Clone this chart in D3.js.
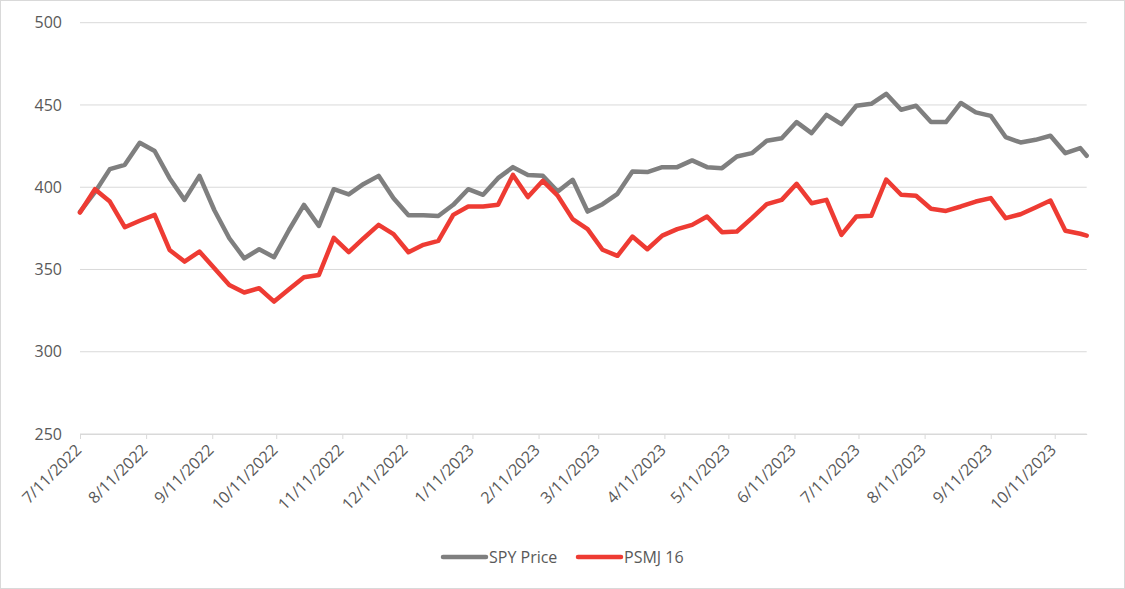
<!DOCTYPE html>
<html>
<head>
<meta charset="utf-8">
<script src="https://cdn.jsdelivr.net/npm/d3@7"></script>
<style>
  html, body { margin: 0; padding: 0; background: #fff; }
  svg { display: block; font-family: "Open Sans", "Liberation Sans", sans-serif; }
</style>
</head>
<body>
<svg id="chart" width="1125" height="589"></svg>
<script>
const dates = [
  "2022-07-11","2022-07-18","2022-07-25","2022-08-01","2022-08-08","2022-08-15","2022-08-22","2022-08-29",
  "2022-09-05","2022-09-12","2022-09-19","2022-09-26","2022-10-03","2022-10-10","2022-10-17","2022-10-24",
  "2022-10-31","2022-11-07","2022-11-14","2022-11-21","2022-11-28","2022-12-05","2022-12-12","2022-12-19",
  "2022-12-26","2023-01-02","2023-01-09","2023-01-16","2023-01-23","2023-01-30","2023-02-06","2023-02-13",
  "2023-02-20","2023-02-27","2023-03-06","2023-03-13","2023-03-20","2023-03-27","2023-04-03","2023-04-10",
  "2023-04-17","2023-04-24","2023-05-01","2023-05-08","2023-05-15","2023-05-22","2023-05-29","2023-06-05",
  "2023-06-12","2023-06-19","2023-06-26","2023-07-03","2023-07-10","2023-07-17","2023-07-24","2023-07-31",
  "2023-08-07","2023-08-14","2023-08-21","2023-08-28","2023-09-04","2023-09-11","2023-09-18","2023-09-25",
  "2023-10-02","2023-10-09","2023-10-16","2023-10-23","2023-10-26"
];

const spyPrice = [
  385, 397, 411, 413.6, 427, 422, 405.5, 392.3, 406.9, 386, 369, 356.8, 362.3, 357.5, 374, 389.3,
  376.5, 398.8, 395.6, 402, 406.9, 393.3, 383, 382.9, 382.5, 389.3, 398.8, 395.4, 405.5, 412.2, 407.5, 406.9,
  397.4, 404.5, 385.2, 389.7, 396, 409.6, 409.2, 412.2, 412.2, 416.3, 412.2, 411.6, 418.7, 420.7, 428.2, 429.8,
  439.6, 432.9, 444, 438.4, 449.5, 450.7, 456.8, 447.1, 449.5, 439.6, 439.6, 451.2, 445.5, 443.4, 430.5, 427.2,
  428.8, 431.3, 420.7, 423.8, 419.1
];

const psmj16 = [
  384.6, 398.8, 391.3, 375.7, 379.6, 383.2, 361.9, 354.8, 360.9, 350.8, 340.6, 336, 338.6, 330.5, 338, 345.3,
  346.7, 369.2, 360.5, 369, 377.1, 371.5, 360.5, 365, 367.4, 383.2, 388.3, 388.3, 389.3, 407.5, 394, 403.9,
  394.8, 380.6, 374.5, 362, 358.3, 370, 362.3, 370.6, 374.5, 377.1, 382.2, 372.7, 373.1, 381.2, 389.7, 392.3,
  402.1, 390.3, 392.3, 371, 382.2, 382.6, 404.7, 395.4, 394.8, 386.9, 385.6, 388.3, 391.3, 393.4, 381.2, 383.6,
  387.7, 391.9, 373.5, 371.7, 370.6
];

const xTickLabels = [
  "7/11/2022","8/11/2022","9/11/2022","10/11/2022","11/11/2022","12/11/2022",
  "1/11/2023","2/11/2023","3/11/2023","4/11/2023","5/11/2023","6/11/2023",
  "7/11/2023","8/11/2023","9/11/2023","10/11/2023"
];
const yTicks = [250, 300, 350, 400, 450, 500];

const seriesNames = ["SPY Price", "PSMJ 16"];
const seriesColors = ["#7f7f7f", "#ee3b33"];

const parseISO = d3.timeParse("%Y-%m-%d");
const parseMDY = d3.timeParse("%m/%d/%Y");
const dateObjs = dates.map(parseISO);
const tickDates = xTickLabels.map(parseMDY);

const svg = d3.select("#chart");
const W = 1125, H = 589;

svg.append("rect")
  .attr("x", 0.5).attr("y", 0.5).attr("width", W - 1).attr("height", H - 1)
  .attr("fill", "#fff").attr("stroke", "#d9d9d9");

const plotL = 80, plotR = 1086.7, plotT = 22.7, plotB = 434;

const x = d3.scaleTime().domain([dateObjs[0], dateObjs[dateObjs.length - 1]]).range([plotL, plotR]);
const y = d3.scaleLinear().domain([250, 500]).range([plotB, plotT]);

// gridlines
svg.append("g")
  .selectAll("line")
  .data(yTicks)
  .join("line")
  .attr("x1", plotL).attr("x2", plotR)
  .attr("y1", d => y(d)).attr("y2", d => y(d))
  .attr("stroke", "#d9d9d9").attr("stroke-width", 1);

// y axis labels
const yAxis = d3.axisLeft(y).tickValues(yTicks).tickSize(0).tickPadding(18);
svg.append("g")
  .attr("transform", `translate(${plotL},0)`)
  .call(yAxis)
  .call(g => g.select(".domain").remove())
  .call(g => g.selectAll("text")
    .attr("fill", "#595959")
    .style("font-size", "16px")
    .style("font-family", "'Open Sans', 'Liberation Sans', sans-serif"));

// x axis
const xAxis = d3.axisBottom(x)
  .tickValues(tickDates)
  .tickFormat((d, i) => xTickLabels[i])
  .tickSize(5)
  .tickSizeOuter(0);

svg.append("g")
  .attr("transform", `translate(0,${plotB})`)
  .call(xAxis)
  .call(g => g.select(".domain").attr("stroke", "#d9d9d9"))
  .call(g => g.selectAll(".tick line").attr("stroke", "#d9d9d9"))
  .call(g => g.selectAll("text")
    .attr("fill", "#595959")
    .style("font-size", "16px")
    .style("font-family", "'Open Sans', 'Liberation Sans', sans-serif")
    .attr("text-anchor", "end")
    .attr("dy", "0.35em")
    .attr("x", 0).attr("y", 0)
    .attr("transform", "translate(-2,13) rotate(-45)"));

// lines
const line = d3.line()
  .x((d, i) => x(dateObjs[i]))
  .y(d => y(d));

[spyPrice, psmj16].forEach((vals, k) => {
  svg.append("path")
    .datum(vals)
    .attr("d", line)
    .attr("fill", "none")
    .attr("stroke", seriesColors[k])
    .attr("stroke-width", 4.5)
    .attr("stroke-linejoin", "round")
    .attr("stroke-linecap", "round");
});

// legend
const legendY = 557;
const legendItems = [
  { name: seriesNames[0], color: seriesColors[0], x0: 443 },
  { name: seriesNames[1], color: seriesColors[1], x0: 578 }
];
const lg = svg.append("g");
legendItems.forEach(it => {
  lg.append("line")
    .attr("x1", it.x0).attr("x2", it.x0 + 43)
    .attr("y1", legendY).attr("y2", legendY)
    .attr("stroke", it.color).attr("stroke-width", 4.5)
    .attr("stroke-linecap", "round");
  lg.append("text")
    .attr("x", it.x0 + 46).attr("y", legendY)
    .attr("dy", "0.35em")
    .attr("fill", "#595959")
    .style("font-size", "16px")
    .text(it.name);
});
</script>
</body>
</html>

_Task requirements:_
Copy the whole of the material above exactly, but not its images.

_Answer to this exercise:_
Clone this chart in D3.js.
<!DOCTYPE html>
<html>
<head>
<meta charset="utf-8">
<script src="https://cdn.jsdelivr.net/npm/d3@7"></script>
<style>
  html, body { margin: 0; padding: 0; background: #fff; }
  svg { display: block; font-family: "Open Sans", "Liberation Sans", sans-serif; }
</style>
</head>
<body>
<svg id="chart" width="1125" height="589"></svg>
<script>
const dates = [
  "2022-07-11","2022-07-18","2022-07-25","2022-08-01","2022-08-08","2022-08-15","2022-08-22","2022-08-29",
  "2022-09-05","2022-09-12","2022-09-19","2022-09-26","2022-10-03","2022-10-10","2022-10-17","2022-10-24",
  "2022-10-31","2022-11-07","2022-11-14","2022-11-21","2022-11-28","2022-12-05","2022-12-12","2022-12-19",
  "2022-12-26","2023-01-02","2023-01-09","2023-01-16","2023-01-23","2023-01-30","2023-02-06","2023-02-13",
  "2023-02-20","2023-02-27","2023-03-06","2023-03-13","2023-03-20","2023-03-27","2023-04-03","2023-04-10",
  "2023-04-17","2023-04-24","2023-05-01","2023-05-08","2023-05-15","2023-05-22","2023-05-29","2023-06-05",
  "2023-06-12","2023-06-19","2023-06-26","2023-07-03","2023-07-10","2023-07-17","2023-07-24","2023-07-31",
  "2023-08-07","2023-08-14","2023-08-21","2023-08-28","2023-09-04","2023-09-11","2023-09-18","2023-09-25",
  "2023-10-02","2023-10-09","2023-10-16","2023-10-23","2023-10-26"
];

const spyPrice = [
  385, 397, 411, 413.6, 427, 422, 405.5, 392.3, 406.9, 386, 369, 356.8, 362.3, 357.5, 374, 389.3,
  376.5, 398.8, 395.6, 402, 406.9, 393.3, 383, 382.9, 382.5, 389.3, 398.8, 395.4, 405.5, 412.2, 407.5, 406.9,
  397.4, 404.5, 385.2, 389.7, 396, 409.6, 409.2, 412.2, 412.2, 416.3, 412.2, 411.6, 418.7, 420.7, 428.2, 429.8,
  439.6, 432.9, 444, 438.4, 449.5, 450.7, 456.8, 447.1, 449.5, 439.6, 439.6, 451.2, 445.5, 443.4, 430.5, 427.2,
  428.8, 431.3, 420.7, 423.8, 419.1
];

const psmj16 = [
  384.6, 398.8, 391.3, 375.7, 379.6, 383.2, 361.9, 354.8, 360.9, 350.8, 340.6, 336, 338.6, 330.5, 338, 345.3,
  346.7, 369.2, 360.5, 369, 377.1, 371.5, 360.5, 365, 367.4, 383.2, 388.3, 388.3, 389.3, 407.5, 394, 403.9,
  394.8, 380.6, 374.5, 362, 358.3, 370, 362.3, 370.6, 374.5, 377.1, 382.2, 372.7, 373.1, 381.2, 389.7, 392.3,
  402.1, 390.3, 392.3, 371, 382.2, 382.6, 404.7, 395.4, 394.8, 386.9, 385.6, 388.3, 391.3, 393.4, 381.2, 383.6,
  387.7, 391.9, 373.5, 371.7, 370.6
];

const xTickLabels = [
  "7/11/2022","8/11/2022","9/11/2022","10/11/2022","11/11/2022","12/11/2022",
  "1/11/2023","2/11/2023","3/11/2023","4/11/2023","5/11/2023","6/11/2023",
  "7/11/2023","8/11/2023","9/11/2023","10/11/2023"
];
const yTicks = [250, 300, 350, 400, 450, 500];

const seriesNames = ["SPY Price", "PSMJ 16"];
const seriesColors = ["#7f7f7f", "#ee3b33"];

const parseISO = d3.timeParse("%Y-%m-%d");
const parseMDY = d3.timeParse("%m/%d/%Y");
const dateObjs = dates.map(parseISO);
const tickDates = xTickLabels.map(parseMDY);

const svg = d3.select("#chart");
const W = 1125, H = 589;

svg.append("rect")
  .attr("x", 0.5).attr("y", 0.5).attr("width", W - 1).attr("height", H - 1)
  .attr("fill", "#fff").attr("stroke", "#d9d9d9");

const plotL = 80, plotR = 1086.7, plotT = 22.7, plotB = 434;

const x = d3.scaleTime().domain([dateObjs[0], dateObjs[dateObjs.length - 1]]).range([plotL, plotR]);
const y = d3.scaleLinear().domain([250, 500]).range([plotB, plotT]);

// gridlines
svg.append("g")
  .selectAll("line")
  .data(yTicks)
  .join("line")
  .attr("x1", plotL).attr("x2", plotR)
  .attr("y1", d => y(d)).attr("y2", d => y(d))
  .attr("stroke", "#d9d9d9").attr("stroke-width", 1);

// y axis labels
const yAxis = d3.axisLeft(y).tickValues(yTicks).tickSize(0).tickPadding(18);
svg.append("g")
  .attr("transform", `translate(${plotL},0)`)
  .call(yAxis)
  .call(g => g.select(".domain").remove())
  .call(g => g.selectAll("text")
    .attr("fill", "#595959")
    .style("font-size", "16px")
    .style("font-family", "'Open Sans', 'Liberation Sans', sans-serif"));

// x axis
const xAxis = d3.axisBottom(x)
  .tickValues(tickDates)
  .tickFormat((d, i) => xTickLabels[i])
  .tickSize(5)
  .tickSizeOuter(0);

svg.append("g")
  .attr("transform", `translate(0,${plotB})`)
  .call(xAxis)
  .call(g => g.select(".domain").attr("stroke", "#d9d9d9"))
  .call(g => g.selectAll(".tick line").attr("stroke", "#d9d9d9"))
  .call(g => g.selectAll("text")
    .attr("fill", "#595959")
    .style("font-size", "16px")
    .style("font-family", "'Open Sans', 'Liberation Sans', sans-serif")
    .attr("text-anchor", "end")
    .attr("dy", "0.35em")
    .attr("x", 0).attr("y", 0)
    .attr("transform", "translate(-2,13) rotate(-45)"));

// lines
const line = d3.line()
  .x((d, i) => x(dateObjs[i]))
  .y(d => y(d));

[spyPrice, psmj16].forEach((vals, k) => {
  svg.append("path")
    .datum(vals)
    .attr("d", line)
    .attr("fill", "none")
    .attr("stroke", seriesColors[k])
    .attr("stroke-width", 4.5)
    .attr("stroke-linejoin", "round")
    .attr("stroke-linecap", "round");
});

// legend
const legendY = 557;
const legendItems = [
  { name: seriesNames[0], color: seriesColors[0], x0: 443 },
  { name: seriesNames[1], color: seriesColors[1], x0: 578 }
];
const lg = svg.append("g");
legendItems.forEach(it => {
  lg.append("line")
    .attr("x1", it.x0).attr("x2", it.x0 + 43)
    .attr("y1", legendY).attr("y2", legendY)
    .attr("stroke", it.color).attr("stroke-width", 4.5)
    .attr("stroke-linecap", "round");
  lg.append("text")
    .attr("x", it.x0 + 46).attr("y", legendY)
    .attr("dy", "0.35em")
    .attr("fill", "#595959")
    .style("font-size", "16px")
    .text(it.name);
});
</script>
</body>
</html>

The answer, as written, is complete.